L'arrivo della Sea Watch al porto di Catania (foto LaPresse)

Cosa ci ha messo al sicuro (finora) dal terrorismo

Adriano Sofri

L'insicurezza percepita su cui specula Salvini e il nuovo leitmotiv "sono razzista e me ne vanto"

Dunque il duro al governo, spaventato di presentarsi davvero davanti a un tribunale, ha fatto trapelare da “fonti del Viminale” che sulla Diciotti potevano esserci dei terroristi.

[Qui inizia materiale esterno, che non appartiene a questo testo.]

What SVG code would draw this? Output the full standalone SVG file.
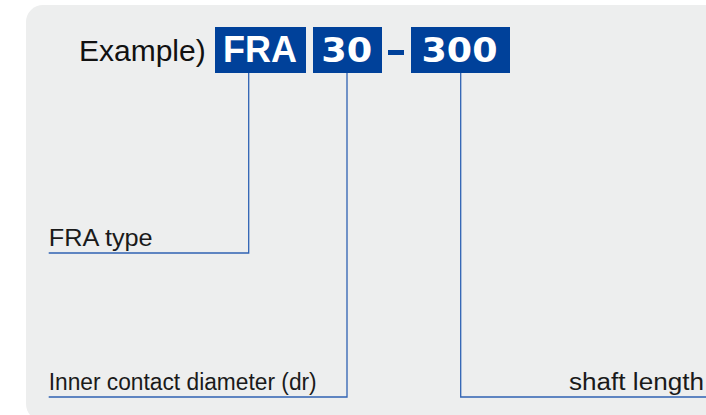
<svg xmlns="http://www.w3.org/2000/svg" width="706" height="415" viewBox="0 0 706 415">
<style>
.box{fill:#00419a}
.code{font-family:"DejaVu Sans",sans-serif;font-weight:bold;font-size:34px;fill:#fff}
.lbl{font-family:"Liberation Sans",Arial,sans-serif;font-size:23px;fill:#1a1a1a}
.ln{fill:none;stroke:#2f62b3;stroke-width:1.3}
</style>
<rect x="26" y="5" width="720" height="416" rx="17" fill="#edeeee"/>
<text x="79" y="61" font-family="Liberation Sans,Arial,sans-serif" font-size="30" fill="#111">Example)</text>
<g id="node-fra">
<rect class="box" x="215" y="27" width="91" height="46"/>
<text x="260" y="62" text-anchor="middle" font-family="Liberation Sans,Arial,sans-serif" font-weight="bold" font-size="36" fill="#fff">FRA</text>
</g>
<g id="node-30">
<rect class="box" x="313" y="27" width="69" height="46"/>
<text class="code" x="346.7" y="62" text-anchor="middle" textLength="51" lengthAdjust="spacingAndGlyphs">30</text>
</g>
<g id="node-dash">
<rect class="box" x="388" y="50" width="16" height="5"/>
</g>
<g id="node-300">
<rect class="box" x="411" y="27" width="99" height="46"/>
<text class="code" x="459.5" y="62" text-anchor="middle" textLength="76" lengthAdjust="spacingAndGlyphs">300</text>
</g>
<g id="label-fra-type">
<text class="lbl" x="48.7" y="246" textLength="104" lengthAdjust="spacingAndGlyphs">FRA type</text>
</g>
<g id="label-inner">
<text class="lbl" x="48.7" y="390" textLength="268" lengthAdjust="spacingAndGlyphs">Inner contact diameter (dr)</text>
</g>
<g id="label-shaft">
<text class="lbl" x="569" y="390" textLength="135" lengthAdjust="spacingAndGlyphs">shaft length</text>
</g>
<g id="connectors">
<polyline class="ln" points="248.7,73 248.7,253 48.7,253"/>
<polyline class="ln" points="347,73 347,397 48.7,397"/>
<polyline class="ln" points="460.7,73 460.7,397 706,397"/>
</g>
</svg>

Salvati e guardati a vista dai militari italiani, per l’ultima volta autorizzati a fare il loro dovere (sono ormeggiati, da allora, inutili, i due pattugliatori, Diciotti e Dattilo); inebetiti dal Ferragosto e dallo sgomento, ed eccoli promossi a sospetti terroristi.

 

Quello che succede a stranieri poveri in viaggio verso l’Italia o sul suolo italiano è ormai un tale novero di nefandezze, annegamenti, omissioni di soccorso, battute di caccia, derisioni, aggressioni fisiche, suicidi, da lasciare interdetti. Ci si è chiesti che cosa abbia esonerato l’Italia fin qui, e per anni, dagli attentati organizzati o ispirati dallo Stato islamico e da altre bande islamiste. Ci si chieda anche che cosa ha scongiurato finora che un gesto di esasperazione o di vendetta privata venisse da famigliari o amici o connazionali di gente che è stata umiliata e offesa da italiani. Non un fratello, un marito, un padre, di donne e bambini annegati nel Mare nostro, non un compagno di lavoratori o lavoratrici sfruttati e truffati, bastonati o assassinati, che abbia tentato di farsi giustizia. Commettono reati, alcuni degli stranieri poveri che arrivano da noi: è inevitabile che avvenga, e facciamo poco per sottrarli a quel vicolo cieco. Ma non c’è finora segno consistente di una rivalsa privata o collettiva verso i lutti e le ferite che tanti stranieri poveri hanno ragione di addebitarci. Non hanno nemmeno preso in prestito la maschera del jihad per ribellarsi.

 

Eppure Salvini – è lui che va citato, gli altri hanno mostrato una tempra di lustrascarpe dilettanti – dice che “vengono a portarci la guerra in casa”. Ormai non ce la sentiamo più di ripetere la bugia vanesia che, parecchi decenni dopo l’Etiopia e alla vigilia della nuova stagione di immigrazioni, portavamo al bavero come una medaglia: Gli italiani non sono razzisti. E’ bastato che arrivassero. Loro però l’hanno saputo molto prima, anche quando, intervistati, assicuravano: “No, gli italiani non sono razzisti”. Ora gli italiani, molti, di colpo, sono perfino contenti di esserlo, e se ne vantano. Il mio fornaio mi ha detto ieri: “Non si era mai sentita tanto la parola ‘napalm’, anche le signore anziane che vengono col cagnolino a comprare il pane”. E’ l’insicurezza percepita. Figuriamoci per un momento che percezione hanno avuto della loro sicurezza gli stranieri poveri che passano tra noi.

 

Se non è successo, non sono avvenute finora in Italia incursioni islamiste né private, il merito intero è delle nostre polizie, si dirà. Davvero? Davvero credete che esistano polizie e scorte capaci di fermare un singolo uomo che abbia avuto la propria donna incinta e stuprata e affogata e voglia raggiungerla portandosi dietro qualcuno di quelli che ridono e scrivono UNA DI MENO? Io ringrazio il cielo che non succeda, ma non sono così ipocrita da dire che, se succedesse, mi meraviglierei.